Pekin Community High School, Illinois

It was an August morning. One minute, I was sitting on the floor watching TV. The next minute, I looked up and noticed my mom was unresponsive. My body went numb as I pressed 9-1-1 into the phone…

“One, two, three, four …” the operator counted on the other end of the line as I pressed harder and harder with each compression. Each shaky breath made me unsteady as my surroundings fell away, my focus on one point: my mom. No longer thinking, just working on automatic. Sirens wailed in the distance and hope soared within. “One, two, three, four…” again and again until my living room was filled with responders, eager to take over. I retracted as they moved to take my place and finally stood, my stomach churning as if I was on a roller coaster. Frozen in place, time seemed to stand still as if this was all a dream. I stuttered through question after question trying to think of an answer.

“Yes, I was home alone.”

“It was so sudden.”

“One minute awake and the next not.”

My mind was a jumbled mess and all I could do was stand there, focus on my breathing, and pray as the paramedics shocked her heart over and over - trying to get a rhythm.

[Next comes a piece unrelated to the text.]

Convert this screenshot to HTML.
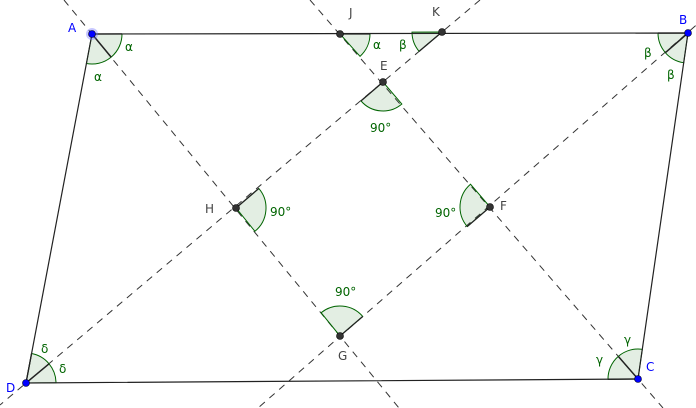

My mom was one of the lucky ones, an added number to the 12% of cardiac arrest survivors. Her doctors and nurses congratulated me and praised how quickly I reacted to call 911 and start CPR. I received a Community Resuscitation Award, a National 911 for Kids Youth Caller award, and an official proclamation from our mayor. However, the recognition was not what I was seeking. The true reward was my mom, safe and healthy.

Moments appear and disappear so fast that often we do not realize until they are taken from us. Today, social media demands our attention. Our phones are magnets: eyes glued to them. This is the world I grew up in. I constantly checked for one notification or another. Waiting. Always waiting. Worried about how people saw me. Their opinions. So much time focused on the bad, the negatives.

Instead.

A Saturday morning, the smell of home cooked blueberry muffins wafting through the house, the cheers of Liverpool fans on the TV. No scrolling through social media or constructing plans for tomorrow. Instead, I sit back on the small gray couch and take it all in. Every last moment. Each one carefully encoded into memory to be recalled later on. This is what I prayed for during those moments of terror: the simple things. Six small minutes, an eternity to me, changed my life forever.